What the task requires =>
Quote from the first line below through the line that contains "(lapp) at (95,492)", both included, and leave the pictures out.
· · · ·
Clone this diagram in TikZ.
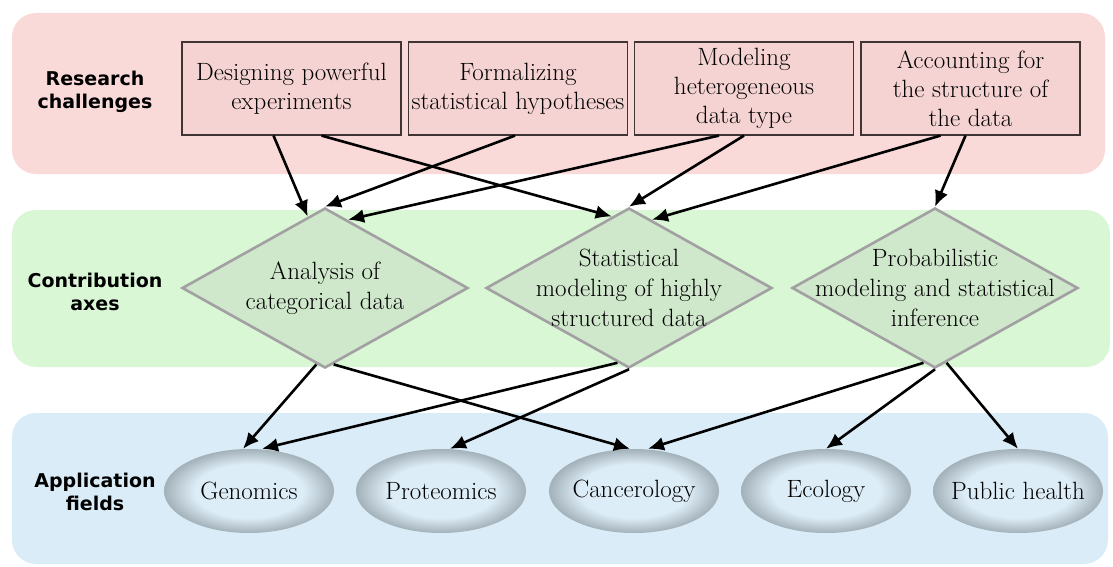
\documentclass[tikz,border=0pt]{standalone}
\usepackage{fontspec}
\newfontfamily\headfont{DejaVu Sans}
\usepackage{xcolor}
\usepackage{tikz}
\usetikzlibrary{shapes.geometric, arrows.meta, calc}

\definecolor{bandred}{HTML}{FAD9D9}
\definecolor{bandgreen}{HTML}{D9F6D5}
\definecolor{bandblue}{HTML}{DAECF8}
\definecolor{boxfill}{HTML}{F6D3D3}
\definecolor{boxline}{HTML}{3F3535}
\definecolor{diafill}{HTML}{CFE7CB}
\definecolor{dialine}{HTML}{A2A0A2}
\definecolor{ellin}{HTML}{DDEDF7}
\definecolor{ellout}{HTML}{A3B1B9}
\pgfdeclareradialshading{ellglow}{\pgfpoint{0bp}{0bp}}{color(0bp)=(ellin); color(16bp)=(ellin); color(25bp)=(ellout); color(50bp)=(ellout)}

\begin{document}
\begin{tikzpicture}[
  x=1pt, y=-1pt,
  band/.style={rounded corners=24pt},
  rowlabel/.style={align=center, font=\headfont\bfseries\fontsize{19}{23}\selectfont},
  challenge/.style={rectangle, draw=boxline, line width=1.2pt, fill=boxfill,
    minimum width=219pt, minimum height=93pt, inner sep=1pt, align=center,
    font=\fontsize{25}{29}\selectfont},
  contrib/.style={diamond, draw=dialine, line width=2.6pt, fill=diafill,
    minimum width=286pt, minimum height=160pt, inner sep=0pt},
  contribtext/.style={align=center, font=\fontsize{25}{30}\selectfont},
  field/.style={ellipse, shading=ellglow, minimum width=170pt,
    minimum height=84pt, inner sep=0pt},
  fieldtext/.style={font=\fontsize{25}{29}\selectfont},
  arrow/.style={-{Latex[length=16pt, width=14pt]}, line width=2.6pt},
]
\useasboundingbox (0,0) rectangle (1113,567);

% Bands
\fill[bandred, band] (12,13) rectangle (1105,174);
\fill[bandgreen, band] (12,210) rectangle (1110,367);
\fill[bandblue, band] (12,413) rectangle (1108,564);

% Row labels
\node[rowlabel] (lres) at (95,92) {Research\\challenges};
\node[rowlabel] (lcon) at (95,292) {Contribution\\axes};
\node[rowlabel] (lapp) at (95,492) {Application\\fields};

% Research challenges
\node[challenge] (b1) at (291.5,88.5) {Designing powerful\\experiments};
\node[challenge] (b2) at (518,88.5) {Formalizing\\statistical hypotheses};
\node[challenge] (b3) at (744,88.5) {Modeling\\heterogeneous\\data type};
\node[challenge] (b4) at (970.5,88.5) {Accounting for\\the structure of\\the data};

% Contribution axes
\node[contrib, label={[contribtext]center:{Analysis of\\categorical data}}] (d1) at (325,288) {};
\node[contrib, label={[contribtext]center:{Statistical\\modeling of highly\\structured data}}] (d2) at (629,288) {};
\node[contrib, label={[contribtext]center:{Probabilistic\\modeling and statistical\\inference}}] (d3) at (935,288) {};

% Application fields
\node[field, label={[fieldtext]center:Genomics}] (gen) at (249,491) {};
\node[field, label={[fieldtext]center:Proteomics}] (pro) at (441,491) {};
\node[field, label={[fieldtext]center:Cancerology}] (can) at (634,491) {};
\node[field, label={[fieldtext]center:Ecology}] (eco) at (826,491) {};
\node[field, label={[fieldtext]center:Public health}] (pub) at (1018,491) {};

% Challenges to axes
\draw[arrow] ($(b1.south)+(-18,0)$) -- ($(d1.north)!0.12!(d1.west)$);
\draw[arrow] ($(b1.south)+(30,0)$) -- ($(d2.north)!0.12!(d2.west)$);
\draw[arrow] ($(b2.south)+(-3,0)$) -- (d1.north);
\draw[arrow] ($(b3.south)+(-25,0)$) -- ($(d1.north)!0.16!(d1.east)$);
\draw[arrow] (b3.south) -- (d2.north);
\draw[arrow] ($(b4.south)+(-30,0)$) -- ($(d2.north)!0.16!(d2.east)$);
\draw[arrow] ($(b4.south)+(-5,0)$) -- (d3.north);

% Axes to fields
\draw[arrow] ($(d1.south)!0.06!(d1.west)$) -- ($(gen.north)+(-6,0)$);
\draw[arrow] ($(d1.south)!0.06!(d1.east)$) -- ($(can.north)+(-4,0)$);
\draw[arrow] ($(d2.south)!0.08!(d2.west)$) -- ($(gen.north)+(13,0)$);
\draw[arrow] (d2.south) -- ($(pro.north)+(9,0)$);
\draw[arrow] ($(d3.south)!0.08!(d3.west)$) -- ($(can.north)+(14,0)$);
\draw[arrow] (d3.south) -- (eco.north);
\draw[arrow] ($(d3.south)!0.08!(d3.east)$) -- (pub.north);

\end{tikzpicture}
\end{document}
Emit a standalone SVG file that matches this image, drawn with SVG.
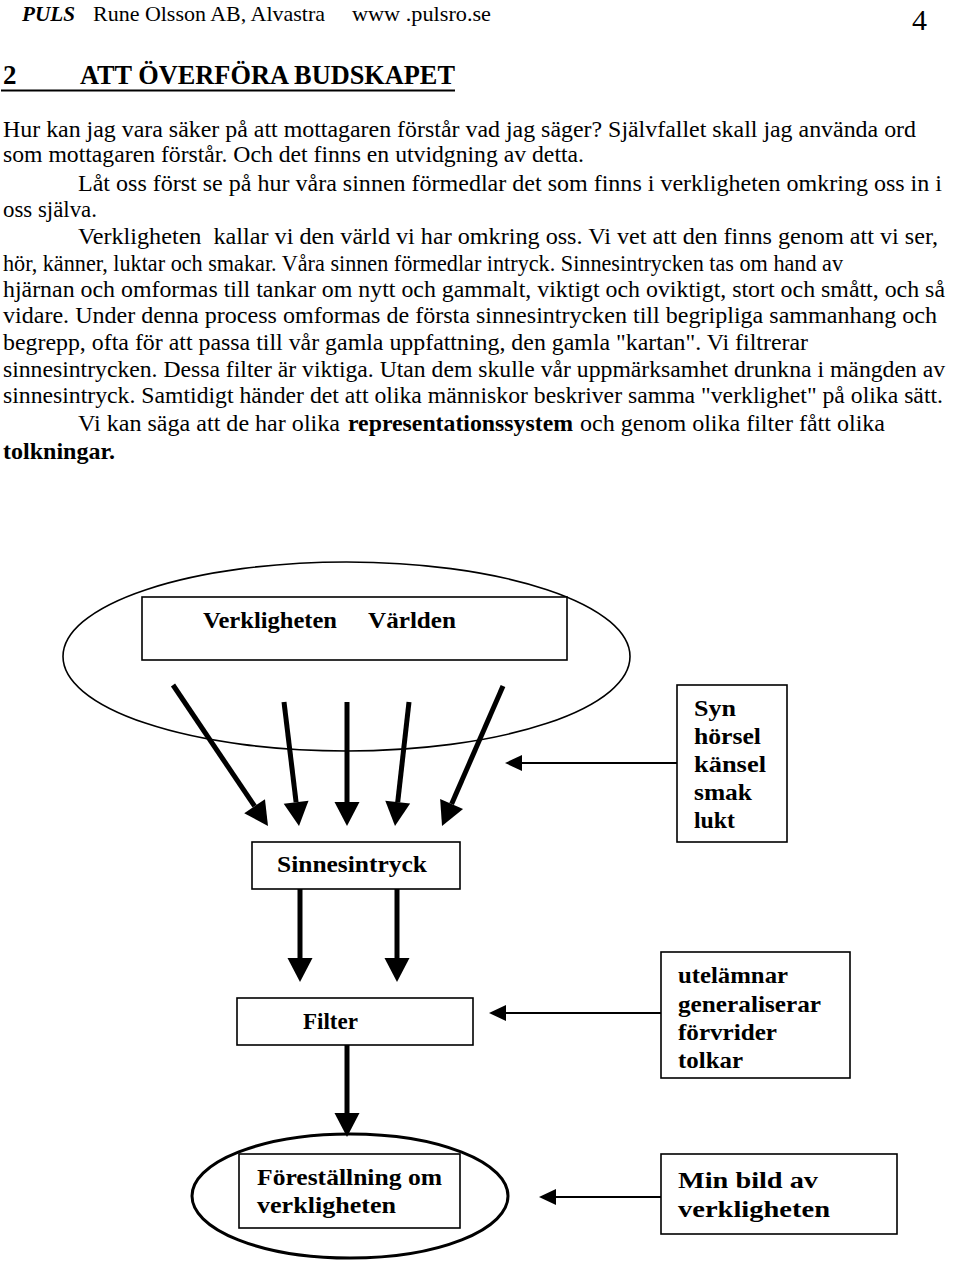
· · · ·
Expected answer =>
Clone this diagram in TikZ.
\documentclass[tikz,border=0pt]{standalone}
\usepackage{fontspec}
\newfontfamily\headfont{DejaVu Sans}
\usepackage{xcolor}
\usepackage{tikz}
\usetikzlibrary{shapes.geometric, arrows.meta, calc}

\definecolor{bandred}{HTML}{FAD9D9}
\definecolor{bandgreen}{HTML}{D9F6D5}
\definecolor{bandblue}{HTML}{DAECF8}
\definecolor{boxfill}{HTML}{F6D3D3}
\definecolor{boxline}{HTML}{3F3535}
\definecolor{diafill}{HTML}{CFE7CB}
\definecolor{dialine}{HTML}{A2A0A2}
\definecolor{ellin}{HTML}{DDEDF7}
\definecolor{ellout}{HTML}{A3B1B9}
\pgfdeclareradialshading{ellglow}{\pgfpoint{0bp}{0bp}}{color(0bp)=(ellin); color(16bp)=(ellin); color(25bp)=(ellout); color(50bp)=(ellout)}

\begin{document}
\begin{tikzpicture}[
  x=1pt, y=-1pt,
  band/.style={rounded corners=24pt},
  rowlabel/.style={align=center, font=\headfont\bfseries\fontsize{19}{23}\selectfont},
  challenge/.style={rectangle, draw=boxline, line width=1.2pt, fill=boxfill,
    minimum width=219pt, minimum height=93pt, inner sep=1pt, align=center,
    font=\fontsize{25}{29}\selectfont},
  contrib/.style={diamond, draw=dialine, line width=2.6pt, fill=diafill,
    minimum width=286pt, minimum height=160pt, inner sep=0pt},
  contribtext/.style={align=center, font=\fontsize{25}{30}\selectfont},
  field/.style={ellipse, shading=ellglow, minimum width=170pt,
    minimum height=84pt, inner sep=0pt},
  fieldtext/.style={font=\fontsize{25}{29}\selectfont},
  arrow/.style={-{Latex[length=16pt, width=14pt]}, line width=2.6pt},
]
\useasboundingbox (0,0) rectangle (1113,567);

% Bands
\fill[bandred, band] (12,13) rectangle (1105,174);
\fill[bandgreen, band] (12,210) rectangle (1110,367);
\fill[bandblue, band] (12,413) rectangle (1108,564);

% Row labels
\node[rowlabel] (lres) at (95,92) {Research\\challenges};
\node[rowlabel] (lcon) at (95,292) {Contribution\\axes};
\node[rowlabel] (lapp) at (95,492) {Application\\fields};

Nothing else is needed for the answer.